Our critic appears, however, to have exceeded the limits of candour and of charity, when he asserts that "he was governed through life by the two leading principles of interest and ambition, both of which were thwarted in his political conduct, by a temper so wayward, and a presumption so overweening, that the disappointment produced by their collision embittered his mind, and exasperated his latter days to a very high degree of malignity. Accomplished as he was in academical learning, he had no ingenuous or disinterested love of knowledge: he read only that he might teach, and he taught only that he might rise."

"When he felt himself neglected, he avowedly and professedly abandoned all study, because, says he, 'eagerness in the pursuit of knowledge was a part of my temper till, and only till, the acquisition of knowledge was attended with nothing but the neglect of the king and his ministers.' Disgusted, therefore, and disappointed, as much as broken in constitution, he withdrew into the wilds of Westmoreland without a library, and to this privation he voluntarily submitted almost thirty years. From taste he derived neither amusement nor occupation, for of taste he never had a tincture; placed amidst the most delicious scenes of England, he thought of nothing but turning his own portion of them to enolument!" Thus "this violent declaimer against sinecures and non-residence was the first who converted the regius professorship of divinity into a sinecure: this enemy of pluralities held at least fourteen places of preferment; this man of moderation in his wishes, and calm contentment, under the shade of retirement, spent the last twenty-nine years of his life in 'excruciating' [complaining of] those who, for his factious obstinacy, had left him to that retirement, while he was occupied in nursing up a fortune, till, according to his own boast, with the poorest bishopric in the kingdom, he became the richest bishop upon the bench."
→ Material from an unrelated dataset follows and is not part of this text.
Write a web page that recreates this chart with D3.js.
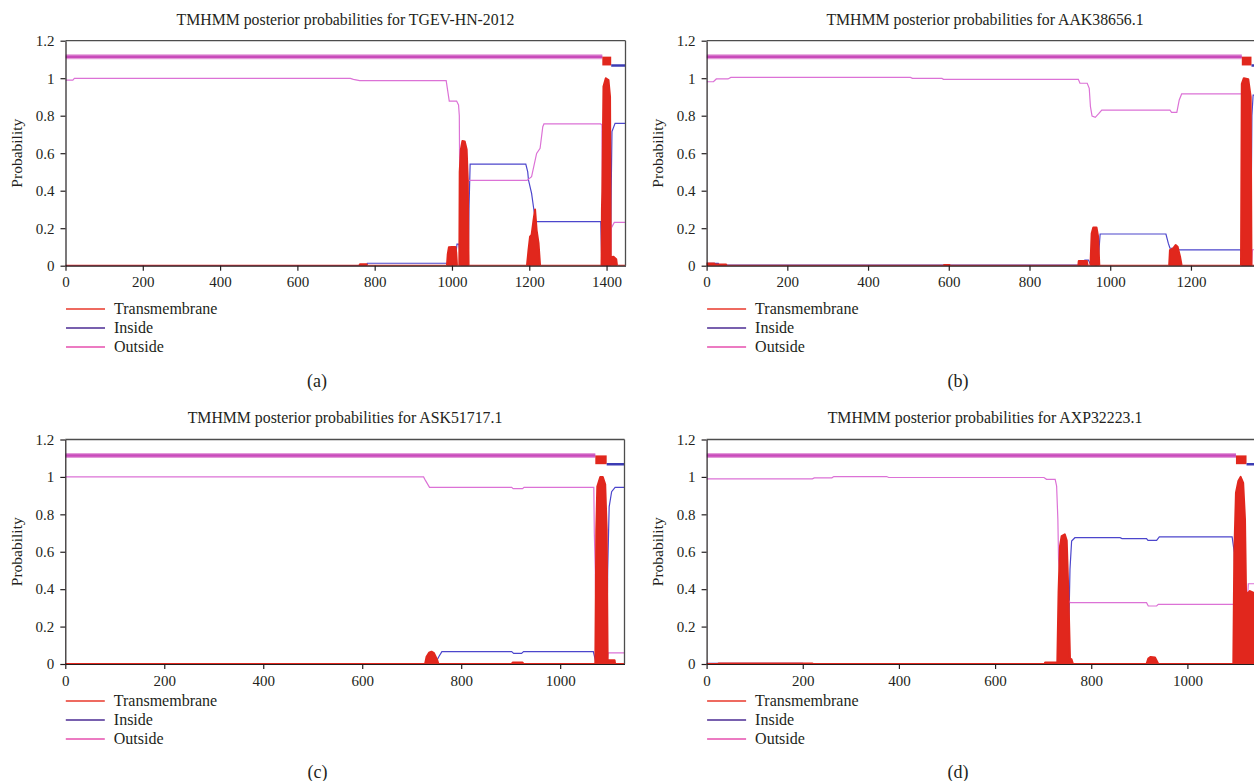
<!DOCTYPE html>
<html>
<head>
<meta charset="utf-8">
<script src="https://cdn.jsdelivr.net/npm/d3@7"></script>
<style>
  body { margin: 0; background: #fff; }
  svg { display: block; }
  text { font-family: "Liberation Serif", "Times New Roman", serif; fill: #231f20; }
</style>
</head>
<body>
<svg id="chart" width="1254" height="781"></svg>
<script>
// ---- data ----
var titles = [
    "TMHMM posterior probabilities for TGEV-HN-2012",
    "TMHMM posterior probabilities for AAK38656.1",
    "TMHMM posterior probabilities for ASK51717.1",
    "TMHMM posterior probabilities for AXP32223.1"
];
var captions = ["(a)", "(b)", "(c)", "(d)"];
var seqLengths = [1449, 1380, 1130, 1156];
var legendLabels = ["Transmembrane", "Inside", "Outside"];
var yTicks = [0, 0.2, 0.4, 0.6, 0.8, 1, 1.2];
var xTicksA = [0, 200, 400, 600, 800, 1000, 1200, 1400];
var xTicksB = [0, 200, 400, 600, 800, 1000, 1200];
var xTicksC = [0, 200, 400, 600, 800, 1000];
var xTicksD = [0, 200, 400, 600, 800, 1000];

// predicted topology: [state, from, to]
var topoA = [["outside", 0, 1389], ["TMhelix", 1389, 1412], ["inside", 1412, 1449]];
var topoB = [["outside", 0, 1326], ["TMhelix", 1326, 1350], ["inside", 1350, 1380]];
var topoC = [["outside", 0, 1071], ["TMhelix", 1071, 1094], ["inside", 1094, 1130]];
var topoD = [["outside", 0, 1101], ["TMhelix", 1101, 1123], ["inside", 1123, 1156]];

// posterior probabilities [residue, probability]
var tmA = [[0,0],[760,0],[762,0.008],[779,0.008],[781,0],
    [987,0],[989,0.06],[992,0.098],[1000,0.1],[1009,0.1],[1011,0.07],[1013,0],
    [1019,0],[1020,0.5],[1023,0.62],[1027,0.665],[1033,0.662],[1038,0.62],[1041,0.45],[1043,0],
    [1194,0],[1198,0.083],[1202,0.155],[1206,0.165],[1211,0.243],[1215,0.3],[1219,0.19],[1224,0.12],[1228,0],
    [1387,0],[1388,0.3],[1389,0.4],[1392,0.955],[1398,1.0],[1405,0.99],[1409,0.9],[1411,0],
    [1411,0.045],[1418,0.048],[1425,0.035],[1427,0],[1449,0]];
var inA = [[0,0],[779,0],[781,0.013],[1008,0.013],[1011,0.08],[1013,0.115],[1018,0.115],[1021,0.06],[1024,0],
    [1042,0],[1044,0.3],[1047,0.542],[1191,0.542],[1196,0.5],[1198,0.457],[1206,0.386],[1212,0.297],[1217,0.235],
    [1385,0.235],[1388,0],[1410,0],[1412,0.4],[1414,0.715],[1422,0.759],[1449,0.759]];
var outA = [[0,0.99],[19,0.99],[23,0.999],[737,0.999],[745,0.994],[761,0.987],[985,0.987],[993,0.878],[1012,0.878],
    [1017,0.857],[1019,0.8],[1020,0.46],[1030,0.34],[1041,0.45],[1043,0.455],[1194,0.455],[1206,0.475],[1219,0.599],
    [1228,0.626],[1235,0.741],[1238,0.756],[1385,0.756],[1388,0.75],[1390,0.3],[1392,0],[1410,0],[1412,0.2],[1420,0.231],[1449,0.231]];

var tmB = [[0,0.012],[19,0.012],[21,0.007],[48,0.007],[50,0],[587,0],[588,0.004],[602,0.004],[603,0],
    [921,0],[922,0.025],[942,0.025],[944,0],
    [951,0],[954,0.172],[958,0.204],[966,0.204],[970,0.155],[973,0],
    [1146,0],[1148,0.083],[1156,0.093],[1162,0.11],[1167,0.101],[1173,0.048],[1177,0],
    [1324,0],[1326,0.97],[1331,1.0],[1342,0.995],[1348,0.9],[1350,0],[1380,0]];
var inB = [[0,0.012],[29,0.012],[31,0.003],[925,0.003],[937,0.03],[946,0.03],[950,0.012],[966,0.003],[970,0.02],
    [975,0.169],[1138,0.169],[1144,0.119],[1148,0.093],[1160,0.093],[1173,0.084],[1324,0.084],[1328,0],
    [1348,0],[1351,0.8],[1354,0.91],[1380,0.91]];
var outB = [[0,0.981],[17,0.981],[24,0.996],[53,0.996],[60,1.004],[505,1.004],[510,0.999],[583,0.999],[587,0.994],
    [921,0.994],[925,0.973],[943,0.973],[948,0.946],[951,0.848],[955,0.798],[963,0.791],[972,0.812],[979,0.83],
    [1148,0.83],[1152,0.818],[1165,0.818],[1171,0.884],[1177,0.916],[1326,0.916],[1328,0.4],[1330,0],
    [1350,0],[1352,0.085],[1380,0.085]];

var tmC = [[0,0],[727,0],[730,0.039],[735,0.06],[740,0.066],[745,0.058],[751,0.025],[754,0],
    [902,0],[904,0.008],[924,0.008],[926,0],
    [1071,0],[1073,0.716],[1075,0.948],[1081,1.0],[1086,1.0],[1091,0.96],[1094,0.716],[1096,0],
    [1096,0.02],[1110,0.02],[1111,0],[1130,0]];
var inC = [[0,0],[747,0],[755,0.04],[761,0.066],[902,0.066],[906,0.057],[922,0.057],[926,0.066],[1067,0.066],
    [1073,0],[1094,0],[1096,0.5],[1099,0.84],[1104,0.921],[1111,0.944],[1130,0.944]];
var outC = [[0,1.0],[724,1.0],[728,0.98],[736,0.944],[902,0.944],[905,0.937],[924,0.937],[927,0.944],[1068,0.944],
    [1069,0.7],[1071,0.5],[1073,0],[1094,0],[1097,0.06],[1130,0.06]];

var tmD = [[0,0],[24,0],[25,0.003],[220,0.003],[221,0],[703,0],[704,0.008],[728,0.008],[729,0],
    [729.4,0],[732,0.381],[735,0.63],[738.5,0.684],[745,0.693],[749,0.66],[752,0.417],[755.8,0.03],[759,0.025],[762,0],
    [915,0],[918.7,0.029],[923.6,0.038],[932.6,0.035],[939.5,0],
    [1095.5,0],[1097.6,0.595],[1101,0.915],[1106,0.978],[1110.7,1.0],[1116,0.968],[1119.8,0.773],[1122,0.381],
    [1126.7,0.381],[1130,0.39],[1137,0.381],[1145,0.35],[1156,0.3]];
var inD = [[0,0.003],[200,0.003],[202,0],[728,0],[749,0.061],[753.7,0.239],[755.8,0.506],[759.2,0.657],[766,0.675],
    [860,0.675],[864,0.67],[915,0.67],[918,0.661],[936,0.661],[941.6,0.68],[1093,0.68],[1097.6,0.595],[1101,0.061],
    [1104,0],[1120,0.079],[1123,0.167],[1126.7,0.182],[1156,0.185]];
var outD = [[0,0.99],[220,0.99],[224,0.995],[260.6,0.995],[264.7,1.002],[374.6,1.002],[378.7,0.997],[701.7,0.997],
    [707,0.987],[725,0.987],[728,0.951],[730.6,0.773],[732,0.559],[735,0.47],[742,0.381],[756,0.328],[915,0.328],
    [918.7,0.31],[936,0.31],[939.5,0.319],[1097.6,0.319],[1100,0.1],[1102,0],[1120,0],[1124,0.3],[1126.7,0.429],[1156,0.429]];

// ---- styling / layout ----
var colTM = "#e1271d",
    colIn = "#4c46cc",
    colOut = "#dc72d6",
    colBand = "#c94bbb",
    colBandIn = "#3c3cb4";
var legendColors = ["#e8392b", "#4b2b93", "#e64fae"];

var panels = [
    {left: 65.5, right: 625.5, top: 40.7, bottom: 265.7, cx: 345.5, titleY: 25, legendY: 309, capX: 317, capY: 387,
     len: seqLengths[0], ticks: xTicksA, topo: topoA, tm: tmA, ins: inA, out: outA, box: true},
    {left: 706.6, right: 1263.6, top: 40.7, bottom: 265.7, cx: 985, titleY: 25, legendY: 309, capX: 958, capY: 387,
     len: seqLengths[1], ticks: xTicksB, topo: topoB, tm: tmB, ins: inB, out: outB, box: false},
    {left: 65.3, right: 624.5, top: 439.5, bottom: 664, cx: 345, titleY: 423, legendY: 701, capX: 317.5, capY: 777.5,
     len: seqLengths[2], ticks: xTicksC, topo: topoC, tm: tmC, ins: inC, out: outC, box: true},
    {left: 706.6, right: 1262.4, top: 439.5, bottom: 664, cx: 985, titleY: 423, legendY: 701, capX: 958, capY: 777.5,
     len: seqLengths[3], ticks: xTicksD, topo: topoD, tm: tmD, ins: inD, out: outD, box: false}
];

var svg = d3.select("#chart");
var defs = svg.append("defs");

panels.forEach(function(p, i) {
    var x = d3.scaleLinear().domain([0, p.len]).range([p.left, p.right]);
    var y = d3.scaleLinear().domain([0, 1.2]).range([p.bottom, p.top]);

    defs.append("clipPath").attr("id", "clip" + i)
      .append("rect")
        .attr("x", p.left).attr("y", p.top)
        .attr("width", p.right - p.left).attr("height", p.bottom - p.top);

    var g = svg.append("g");
    var plot = g.append("g").attr("clip-path", "url(#clip" + i + ")");

    var area = d3.area()
        .x(function(d) { return x(d[0]); })
        .y0(y(0))
        .y1(function(d) { return y(d[1]); });
    var line = d3.line()
        .x(function(d) { return x(d[0]); })
        .y(function(d) { return y(d[1]); });

    plot.append("path").datum(p.ins)
        .attr("d", line)
        .attr("fill", "none")
        .attr("stroke", colIn)
        .attr("stroke-width", 1.2);

    plot.append("path").datum(p.out)
        .attr("d", line)
        .attr("fill", "none")
        .attr("stroke", colOut)
        .attr("stroke-width", 1.2);

    // transmembrane probability drawn as filled impulses on top
    plot.append("path").datum(p.tm)
        .attr("d", area)
        .attr("fill", colTM)
        .attr("stroke", colTM)
        .attr("stroke-width", 2)
        .attr("stroke-linejoin", "round");

    // topology band on top
    p.topo.forEach(function(s) {
        if (s[0] == "outside") {
            plot.append("line")
                .attr("x1", x(s[1])).attr("x2", x(s[2]))
                .attr("y1", y(1.115)).attr("y2", y(1.115))
                .attr("stroke", "#e39ad9").attr("stroke-width", 5);
            plot.append("line")
                .attr("x1", x(s[1])).attr("x2", x(s[2]))
                .attr("y1", y(1.115)).attr("y2", y(1.115))
                .attr("stroke", colBand).attr("stroke-width", 2.5);
        } else if (s[0] == "TMhelix") {
            plot.append("rect")
                .attr("x", x(s[1])).attr("width", x(s[2]) - x(s[1]))
                .attr("y", y(1.115)).attr("height", y(1.068) - y(1.115))
                .attr("fill", colTM);
        } else {
            plot.append("line")
                .attr("x1", x(s[1])).attr("x2", x(s[2]))
                .attr("y1", y(1.068)).attr("y2", y(1.068))
                .attr("stroke", colBandIn).attr("stroke-width", 2.6);
        }
    });

    // axes
    var xAxis = g.append("g")
        .attr("transform", "translate(0," + p.bottom + ")")
        .call(d3.axisBottom(x).tickValues(p.ticks).tickFormat(d3.format("d"))
            .tickSize(5).tickSizeOuter(0).tickPadding(6));
    var yAxis = g.append("g")
        .attr("transform", "translate(" + p.left + ",0)")
        .call(d3.axisLeft(y).tickValues(yTicks).tickFormat(function(d) { return d3.format("")(+d.toFixed(1)); })
            .tickSize(5).tickSizeOuter(0).tickPadding(6));
    [xAxis, yAxis].forEach(function(a) {
        a.selectAll("path, line").attr("stroke", "#231f20").attr("stroke-width", 1.2);
        a.selectAll("text").attr("font-size", 15).attr("fill", "#231f20")
            .style("font-family", "'Liberation Serif', 'Times New Roman', serif");
    });

    // frame: top and right edges
    g.append("line")
        .attr("x1", p.left).attr("x2", p.right)
        .attr("y1", p.top).attr("y2", p.top)
        .attr("stroke", "#4d4d4d").attr("stroke-width", 1.3);
    if (p.box) {
        g.append("line")
            .attr("x1", p.right).attr("x2", p.right)
            .attr("y1", p.top).attr("y2", p.bottom)
            .attr("stroke", "#4d4d4d").attr("stroke-width", 1.3);
    }

    g.append("text")
        .attr("x", p.cx).attr("y", p.titleY)
        .attr("text-anchor", "middle")
        .attr("font-size", 15.8)
        .text(titles[i]);

    g.append("text")
        .attr("transform", "translate(" + (p.left - 43.5) + "," + ((p.top + p.bottom) / 2) + ") rotate(-90)")
        .attr("text-anchor", "middle")
        .attr("font-size", 15.5)
        .text("Probability");

    // legend
    legendLabels.forEach(function(lab, k) {
        var ly = p.legendY + k * 19;
        g.append("line")
            .attr("x1", p.left + 0.5).attr("x2", p.left + 39.5)
            .attr("y1", ly).attr("y2", ly)
            .attr("stroke", legendColors[k]).attr("stroke-width", 1.5);
        g.append("text")
            .attr("x", p.left + 48.5).attr("y", ly + 5)
            .attr("font-size", 16)
            .text(lab);
    });

    g.append("text")
        .attr("x", p.capX).attr("y", p.capY)
        .attr("text-anchor", "middle")
        .attr("font-size", 18)
        .text(captions[i]);
});
</script>
</body>
</html>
With respect to the merits of the question between him and the administration of his early friend Mr Pitt, there will probably be as many different opinions as there are readers of different political parties; but he had surely no right to expect that a ministry determined to support every minute article of the established constitution of the country, both in church and in state, should voluntarily add to the power and authority of a person who had repeatedly declared himself rather hostile than indifferent to many points which they thought essential to both; or even of one who felt so decided a conviction of the importance of every single opinion which he had himself adopted, as to refuse his concurrence in such measures of legislation as they might deem of vital importance to the good of the country, and such as had been sanctioned by the concurrent determination of the majority of a cabinet taking on themselves the whole responsibility of their proceedings. He must have been aware that a house divided against itself cannot stand, and that the members of every administration, in a country not despotic, must consent to give up something to each other's feelings, and to make a small sacrifice of private conviction for the great objects of public energy and unanimity. (L. L.)